Friday, July 14, 2006

100 Greats in 100 Days # 024: Prince and the Revolution: Purple Rain (special CJS edit adding live tracks)

This is the most brilliant black musician since George Clinton. I’d put him in the pantheon with George, and before that James Brown, and before that Ellington. That’s how brilliant I think he is. In the 1980s, a common topic of music-geek argument was the “Michael-versus-Prince” debate, reminiscent of the “Which Side Are You On?” one in the 1960s.

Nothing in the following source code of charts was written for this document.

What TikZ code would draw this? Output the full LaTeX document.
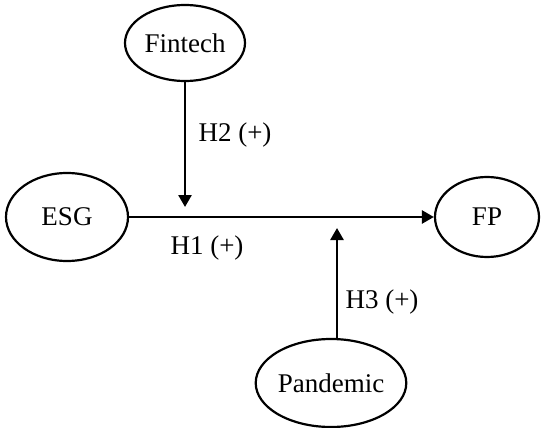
\documentclass[tikz,border=0pt]{standalone}
\usepackage{fontspec}
\setmainfont{Liberation Serif}
\usetikzlibrary{arrows.meta,shapes.geometric,positioning,calc}

\begin{document}
\begin{tikzpicture}[x=1pt,y=-1pt,
  var/.style={draw,ellipse,line width=2.2pt,inner sep=0pt,font=\fontsize{27}{31}\selectfont},
  path/.style={line width=2.6pt,-{Triangle[length=12pt,width=13pt]}},
  hyp/.style={font=\fontsize{27}{31}\selectfont}]
  \useasboundingbox (0,0) rectangle (541,428);
  \node[var,minimum width=120pt,minimum height=76pt] (fintech) at (185,43) {Fintech};
  \node[var,minimum width=122pt,minimum height=88pt] (esg) at (67,217) {ESG};
  \node[var,minimum width=104pt,minimum height=80pt] (fp) at (487,217) {FP};
  \node[var,minimum width=146pt,minimum height=88pt] (pandemic) at (331,383) {Pandemic};
  \coordinate (M1) at (185,207);
  \coordinate (M2) at (337,228);
  \draw[path] (esg.east) -- (fp.west);
  \draw[path] (fintech.south) -- (M1);
  \draw[path] (pandemic.north -| M2) -- (M2);
  \node[hyp] (h1) at (207,248) {H1 (+)};
  \node[hyp] (h2) at (235,135) {H2 (+)};
  \node[hyp] (h3) at (382,302) {H3 (+)};
\end{tikzpicture}
\end{document}
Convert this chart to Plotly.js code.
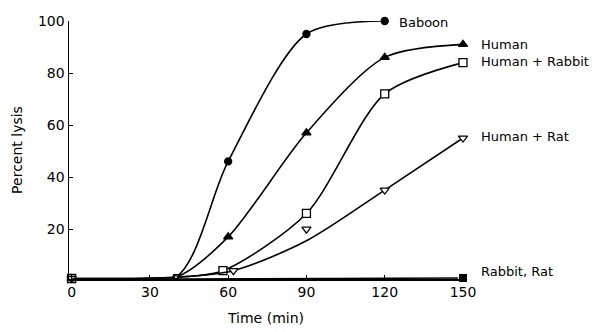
<!DOCTYPE html>
<html><head><meta charset="utf-8">
<script src="https://cdn.plot.ly/plotly-3.0.1.min.js"></script>
<style>html,body{margin:0;padding:0;background:#fff}</style>
</head><body><div id="chart" style="width:611px;height:332px"></div>
<script>
// Data
const baboonX = [0, 40, 60, 90, 120];
const baboonY = [1, 1.5, 46, 95, 100];
const humanX = [0, 40, 60, 90, 120, 150];
const humanY = [1, 1.5, 17, 57, 86, 91];
const humanRabbitX = [0, 40, 58, 90, 120, 150];
const humanRabbitY = [1, 1.5, 4, 26, 72, 84];
const humanRatX = [0, 40, 62, 90, 120, 150];
const humanRatY = [1, 1.5, 4, 20, 35, 55];
const humanRatCurveX = [0, 40, 62, 90, 120, 150];
const humanRatCurveY = [1, 1.5, 4, 15.5, 35, 55];
const rabbitRatX = [0, 40, 150];
const rabbitRatY = [0.8, 0.8, 1.2];
const seriesLabels = ["Baboon", "Human", "Human + Rabbit", "Human + Rat", "Rabbit, Rat"];
const labelX = [120, 150, 150, 150, 150];
const labelY = [100, 91, 84.5, 55.5, 3.5];
const xTicks = [0, 30, 60, 90, 120, 150];
const yTicks = [20, 40, 60, 80, 100];

const font = "DejaVu Sans, sans-serif";
const line = {color: "#000", width: 1.6, shape: "spline", smoothing: 0.8};
function t(x, y, sym, size, fill, mode, ln) {
  const sizes = x.map((v, i) => (i === 1 ? Math.round(size * 0.6) : size));
  return {x, y, type: "scatter", mode, line: ln || line, cliponaxis: false,
    marker: {symbol: sym, size: sizes, color: fill, opacity: 1, line: {color: "#000", width: 1.3}},
    showlegend: false, hoverinfo: "skip"};
}
const traces = [
  t(baboonX, baboonY, "circle", 7, "#000", "lines+markers"),
  t(humanX, humanY, "triangle-up", 8, "#000", "lines+markers"),
  t(humanRabbitX, humanRabbitY, "square", 8, "#fff", "lines+markers"),
  t(humanRatCurveX, humanRatCurveY, "circle", 0, "#000", "lines"),
  t(humanRatX, humanRatY, "triangle-down", 8, "#fff", "markers"),
  {x: rabbitRatX, y: rabbitRatY, type: "scatter", mode: "lines+markers", cliponaxis: false,
    line: {color: "#000", width: 1.6},
    marker: {symbol: "square", size: rabbitRatX.map((v, i) => (i === 2 ? 9 : 0)), color: "#000", opacity: 1},
    showlegend: false, hoverinfo: "skip"}
];
const annotations = seriesLabels.map((s, i) => ({
  x: labelX[i], y: labelY[i], xref: "x", yref: "y", text: s, showarrow: false,
  xanchor: "left", xshift: i === 0 ? 12 : 16, yshift: i === 0 ? -1 : 0,
  font: {family: font, size: 13, color: "#000"}
}));
const layout = {
  width: 611, height: 332,
  margin: {l: 69, r: 148, t: 21, b: 53},
  paper_bgcolor: "#fff", plot_bgcolor: "#fff",
  font: {family: font, size: 14, color: "#000"},
  xaxis: {range: [-1, 150], tickvals: xTicks, ticktext: xTicks.map(String),
    ticks: "inside", ticklen: 4, tickcolor: "#000", showline: true, linecolor: "#000", linewidth: 1.5,
    showgrid: false, zeroline: false, tickfont: {size: 14},
    title: {text: "Time (min)", font: {size: 14}, standoff: 14}},
  yaxis: {range: [0.8, 100], tickvals: yTicks, ticktext: yTicks.map(String),
    ticks: "inside", ticklen: 4, tickcolor: "#000", showline: true, linecolor: "#000", linewidth: 1.5,
    showgrid: false, zeroline: false, tickfont: {size: 14},
    title: {text: "Percent lysis", font: {size: 14}, standoff: 12}},
  annotations
};
Plotly.newPlot("chart", traces, layout, {staticPlot: true});
</script></body></html>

Chris Rock got the last word on that in a ’96 HBO special where, in the midst of a rant about Michael’s “non-mammality” (“you know, somethin’ that breathes air and drinks water”) he said “you know how we used about who was better, Prince or Michael Jackson? [beat] Prince won!”

I never thought it was a contest: though Michael as a performer (and as a child prodigy channeling James Brown) was undeniably great, here are all the things Prince did that Michael didn’t:

  • recruited band after band of fantastic musicians and made them all better;
  • wrote his own tunes, tunes for other artists, and literally thousands of additional tunes that were completed and produced but are now archived;
  • developed the most impressive on-stage cuing and performance choreography since James Brown;
  • played all the instruments on many of his sides;
  • was a notable (if derivative) guitar soloist;
  • improvised his dance steps;
  • knew the history of black music better;
  • had a far greater understanding of jazz;
  • produced his own recordings;
  • stayed local and built the scene in Minn/St Paul;
  • heels, makeup, and all, he made grown-up women (rather than just pre-pubescent girls) horny;
  • Oh, yeah: kept his hands off children.

As with so many of my favorite musicians, it’s the live stuff that just completely blows me out of the water. Purple Rain was an awfully silly movie with a creakily-antiquated plot (shit, it was basically The Jazz Singer only without the blackface, and it operated on about Jolson's level of sentiment), but damn those concert sequences were incredible. At the time this record came out, I was (momentarily) playing with an all-black funk/show band made up of 6 ex-cons and junkies, a great keyboardist named EJ Sharpe ("Gotta take my Lecithin, so I be smart for rehearsal"), the drummer Ric Haddad (Jamey’s cousin), and me. We never gigged, but we rehearsed in a halfway house in Jamaica Plain, where my snowflake-ness stood out like a sore thumb. I didn’t know the music well enough, and I didn’t endear myself to the 4 singers up-front by suggesting we might look into Prince’s music—they were still mired in MJ, the Commodores and the Tempts. I didn’t last long with them, but I did manage to get them to think about playing Let’s Go Crazy, mock-sermonical opening and all. And I have to give it up: those boys knew what a preacher sounded like, even if each one of them had “fallen away” from the church (to put it kindly) and if any competent black preacher would have locked up his daughters, his prescriptions, and all portable electronics if any of these guys came calling.

On PR, it’s the live show-stoppers that are the cream: while Darling Nikki and When Doves Cry, the studio creations, sound rather dated, the hard-rock of Let’s Go Crazy, Baby I’m a Star, and I Would Die 4 U, the incredible R&B vocal fireworks (and stage gymnastics) of The Beautiful Ones, and the titanic gospel of show-stopper and film-climax Purple Rain are fantastic songs, the vehicles for absolutely magnificent live performance, and compositions which both reach back through the history of American pop music and also forge an absolutely distinct trail. And, it’s no coincidence that those five songs are also the backbone of the concert sequences and the material which raises the movie above adolescent bathos.

This version of the band, which he called “The Revolution” (add to the Prince vs Michael list above that Prince always thought of better names for his bands), did not really have any distinctive soloists—in this era, that would be reserved for The Revolution’s sister band The Time, where Jimmy Jam (keys), Terry Lewis (bass), Jesse Johnson (gtr), and especially the great drummer Jellybean Johnson were the powerhouse behind Morris Day and Jerome Benton’s hilarious and sardonic Amos ‘n’ Andy act.

But Prince made The Revolution really play above themselves, and certainly the discipline, tightness, and exhilaration of the stage show directly under his eye were unmatched. To really get a sense of where he was going, you need to watch Sign O the Times (topic of a future post), where everyone in the band (most notably including the legendary—and hot!—drummer Sheila E.) can actually keep up with him, but the seeds are there in the concert sequences of Purple Rain—and we get a little sense of what it must have been like to see them at First Avenue in the early ‘80s.

No doubt about it—Prince really did win. I got fired out of Chances (speaking of terrible band names...), but I was damn sure right about that.